2013 Girl Scouts Silver Dollar Coin Designs

Line art coin designs for the upcoming 2013 Girl Scouts Silver Dollar were published by the United States Mint after having been presented Sept. 22 by Girl Scouts of the USA National President Connie L. Lindsey and Chief Executive Officer Anna Maria Chávez.

U.S. Mint Line Art Designs of 2013 Girl Scouts of the USA Centennial Silver Dollar U.S. Mint Line Art Designs of 2013 Girl Scouts of the USA Centennial Silver Dollar – Click Image to Enlarge It

As authorized by the Girl Scouts USA Centennial Commemorative Coin Act, which became Public Law No: 111-86, the U.S. Mint in 2013 will produce and sell up to 350,000 silver dollars to commemorate the 100th anniversary of the establishment of the Girl Scouts of the United States of America.

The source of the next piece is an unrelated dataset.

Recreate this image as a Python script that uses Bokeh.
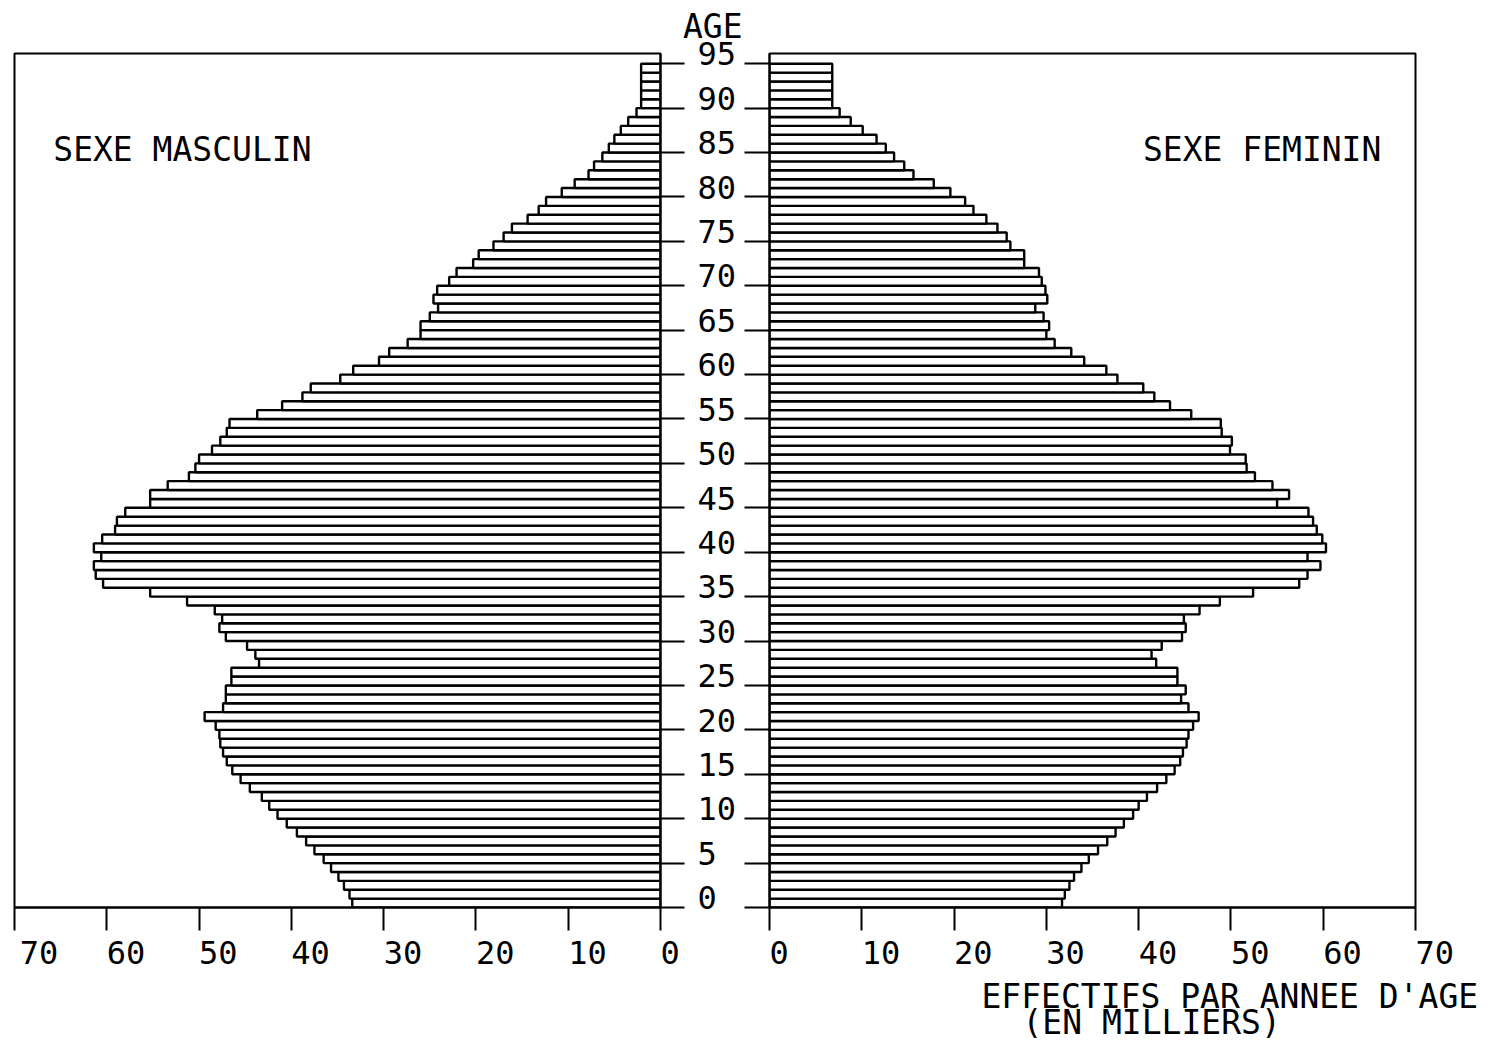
from bokeh.plotting import figure
from bokeh.models import Range1d, FixedTicker, ColumnDataSource, LinearAxis
from bokeh.layouts import row, column
from bokeh.embed import file_html
from bokeh.resources import INLINE
from bokeh.core.properties import value

# ---------------- data (thousands of persons per single year of age) ----------------
ages = list(range(95))
male = [33.4, 33.7, 34.3, 34.9, 35.7, 36.5, 37.5, 38.4, 39.4, 40.5,
        41.5, 42.4, 43.2, 44.5, 45.5, 46.4, 47.0, 47.4, 47.7, 47.8,
        48.2, 49.4, 47.4, 47.1, 47.1, 46.5, 46.5, 43.5, 43.9, 44.8,
        47.1, 47.8, 47.5, 48.3, 51.3, 55.3, 60.4, 61.2, 61.4, 60.6,
        61.4, 60.5, 59.1, 58.9, 58.0, 55.3, 55.3, 53.4, 51.1, 50.4,
        50.0, 48.6, 47.7, 47.0, 46.7, 43.7, 41.0, 38.8, 37.9, 34.7,
        33.3, 30.5, 29.4, 27.4, 26.0, 26.0, 25.0, 24.1, 24.6, 24.2,
        22.9, 22.1, 20.3, 19.7, 18.1, 17.0, 16.1, 14.4, 13.2, 12.4,
        10.7, 9.3, 7.8, 7.2, 6.3, 5.6, 5.0, 4.3, 3.5, 2.6,
        2.1, 2.1, 2.1, 2.1, 2.1]
female = [31.7, 32.0, 32.5, 33.0, 33.8, 34.6, 35.6, 36.6, 37.5, 38.4,
          39.4, 40.0, 40.9, 42.0, 43.0, 43.9, 44.5, 44.8, 45.2, 45.4,
          45.9, 46.5, 45.4, 44.6, 45.1, 44.2, 44.2, 41.9, 41.4, 42.5,
          44.7, 45.1, 44.9, 46.6, 48.8, 52.4, 57.4, 58.3, 59.7, 58.3,
          60.3, 59.9, 59.3, 58.9, 58.4, 55.0, 56.3, 54.5, 52.6, 51.7,
          51.6, 49.9, 50.1, 49.0, 48.9, 45.7, 43.4, 41.7, 40.5, 37.7,
          36.5, 34.1, 32.7, 30.9, 30.0, 30.3, 29.7, 28.8, 30.1, 29.9,
          29.5, 29.2, 27.6, 27.6, 26.1, 25.7, 24.7, 23.5, 22.1, 21.2,
          19.6, 17.8, 15.6, 14.6, 13.5, 12.6, 11.6, 10.1, 8.8, 7.6,
          6.8, 6.8, 6.8, 6.8, 6.8]
x_ticks = [0, 10, 20, 30, 40, 50, 60, 70]
x_tick_labels = ["0", "10", "20", "30", "40", "50", "60", "70"]
age_ticks = list(range(0, 100, 5))
age_tick_labels = [str(a) for a in age_ticks]
title_male = "SEXE MASCULIN"
title_female = "SEXE FEMININ"
age_title = "AGE"
unit_line1 = "EFFECTIFS PAR ANNEE D'AGE"
unit_line2 = "(EN MILLIERS)"

# ---------------- layout constants ----------------
FONT_NAME = "DejaVu Sans Mono"
FONT = value(FONT_NAME)
NBSP = "\u00a0"
XMAX = 70
YMAX = 96.15
FRAME_W = 646
FRAME_H = 854
TOP = 53
BOTTOM = 64
LW = 2
BAR_LW = 2.4
ROW_H = TOP + FRAME_H + BOTTOM
TEXT_H = 1040 - ROW_H
PX_Y = FRAME_H / YMAX          # pixels per year of age
TXT_DY = 12                     # baseline correction of text glyphs (px)
AGE_LABEL_LIFT = 1.1            # age labels sit just above their tick


def padded_labels():
    # plotter style: tick labels start at their tick -> pad on the left
    return {t: NBSP * len(s) + s for t, s in zip(x_ticks, x_tick_labels)}


def style_common(p, overrides):
    p.background_fill_color = "white"
    p.border_fill_color = "white"
    p.outline_line_color = "black"
    p.outline_line_width = LW
    p.xgrid.grid_line_color = None
    p.ygrid.grid_line_color = None
    for ax in list(p.xaxis) + list(p.yaxis):
        ax.axis_line_width = LW
        ax.axis_line_color = "black"
        ax.major_tick_line_width = LW
        ax.major_tick_line_color = "black"
        ax.minor_tick_line_color = None
        ax.major_tick_in = 0
    p.xaxis.ticker = FixedTicker(ticks=x_ticks)
    p.xaxis.major_tick_out = 23
    p.xaxis.major_label_overrides = overrides
    p.xaxis.major_label_text_font = FONT_NAME
    p.xaxis.major_label_text_font_size = "32px"
    p.xaxis.major_label_text_color = "black"
    p.xaxis.major_label_standoff = 3
    # tick-only age axis (its labels are drawn by a separate axis)
    p.yaxis.ticker = FixedTicker(ticks=age_ticks)
    p.yaxis.major_label_text_font_size = "0px"
    p.yaxis.major_label_text_color = None
    p.yaxis.major_label_text_alpha = 0
    p.yaxis.major_label_standoff = 0


def ypos(page_baseline):
    # data y whose rendered baseline lands on the given page row
    return (TOP + FRAME_H - (page_baseline - TXT_DY)) / PX_Y


# ---------------- male panel ----------------
src_m = ColumnDataSource(dict(bottom=ages, top=[a + 1 for a in ages], right=male))
pm = figure(frame_width=FRAME_W, frame_height=FRAME_H,
            x_range=Range1d(XMAX, 0), y_range=Range1d(0, YMAX),
            y_axis_location="right", toolbar_location=None, output_backend="svg",
            min_border_left=14, min_border_right=84, min_border_top=TOP,
            min_border_bottom=BOTTOM, title=age_title)
pm.quad(left=0, right="right", bottom="bottom", top="top", source=src_m,
        fill_color="white", line_color="black", line_width=BAR_LW)
male_over = padded_labels()
male_over[70] = NBSP + "70"     # keeps the leftmost label from being pushed inward
style_common(pm, male_over)
pm.yaxis.major_tick_out = 24

# age labels: a second right axis (labels only) on a slightly shifted range
pm.extra_y_ranges = {"agelab": Range1d(-AGE_LABEL_LIFT, YMAX - AGE_LABEL_LIFT)}
age_axis = LinearAxis(y_range_name="agelab", ticker=FixedTicker(ticks=age_ticks),
                      major_label_overrides={t: s for t, s in zip(age_ticks, age_tick_labels)},
                      axis_line_color=None, major_tick_line_color=None,
                      minor_tick_line_color=None, major_tick_out=0, major_tick_in=0,
                      major_label_standoff=13, major_label_text_font=FONT_NAME,
                      major_label_text_font_size="32px", major_label_text_color="black")
pm.add_layout(age_axis, "right")

# "AGE" heading above the age labels
pm.title.align = "right"
pm.title.offset = -82
pm.title.vertical_align = "top"
pm.title.standoff = 12
pm.title.text_font = FONT_NAME
pm.title.text_font_size = "33px"
pm.title.text_font_style = "normal"
pm.title.text_color = "black"

pm.text(x=[65.8], y=[ypos(161)], text=[title_male], text_font=FONT,
        text_font_size="33px", text_align="left", text_baseline="alphabetic",
        text_color="black")

# ---------------- female panel ----------------
src_f = ColumnDataSource(dict(bottom=ages, top=[a + 1 for a in ages], right=female))
pf = figure(frame_width=FRAME_W, frame_height=FRAME_H,
            x_range=Range1d(0, XMAX), y_range=Range1d(0, YMAX),
            y_axis_location="left", toolbar_location=None, output_backend="svg",
            min_border_left=25, min_border_right=70, min_border_top=TOP,
            min_border_bottom=BOTTOM)
pf.quad(left=0, right="right", bottom="bottom", top="top", source=src_f,
        fill_color="white", line_color="black", line_width=BAR_LW)
style_common(pf, padded_labels())
pf.yaxis.major_tick_out = 25
pf.text(x=[66.3], y=[ypos(161)], text=[title_female], text_font=FONT,
        text_font_size="33px", text_align="right", text_baseline="alphabetic",
        text_color="black")

# ---------------- bottom caption ----------------
pt = figure(width=1493, height=TEXT_H, x_range=Range1d(0, 1493),
            y_range=Range1d(0, TEXT_H), x_axis_type=None, y_axis_type=None,
            toolbar_location=None, output_backend="svg", min_border=0)
pt.outline_line_color = None
pt.background_fill_color = "white"
pt.border_fill_color = "white"
pt.text(x=[981, 1022],
        y=[TEXT_H - (1005 - TXT_DY - ROW_H), TEXT_H - (1031 - TXT_DY - ROW_H)],
        text=[unit_line1, unit_line2],
        text_font=FONT, text_font_size="33px", text_align="left",
        text_baseline="alphabetic", text_color="black")

layout = column(row(pm, pf), pt)
open("out.html", "w").write(file_html(layout, INLINE))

These commemorative coins will be produced in collectible proof and uncirculated qualities and minted in 90% silver and 10% copper.

Girl Scouts of the USA Centennial Silver Dollar Coin Designs

Reverse ("tails") designs on the silver dollar shows the Trefoil symbol of the Girl Scouts with the inscriptions UNITED STATES OF AMERICA, E PLURIBUS UNUM, $1 and GIRL SCOUTS. The image was designed by Chris Costello with sculpting by Joseph Menna.

Obverse ("heads") designs of the 2013 Girl Scouts Silver Dollar show three girls who represent the different ages and diversity of the Girl Scouts of the USA. Below is a 100 anniversary Trefoil symbol. The scene was designed by Barbara Fox with sculpting by Phebe Hemphill. Inscriptions found on the obverse include Girl Scouts mission statement elements of COURAGE, CONFIDENCE and CHARACTER, as well as the traditional words found on American coins of LIBERTY and IN GOD WE TRUST. The year of minting, 2013, is also present.

Commemorative Coin Surcharges

Sales of every silver dollar sold will include a $10 surcharge. Collected funds will get paid for Girl Scout program development and delivery.

The commemorative coins will only be sold by the U.S. Mint during calendar year 2013.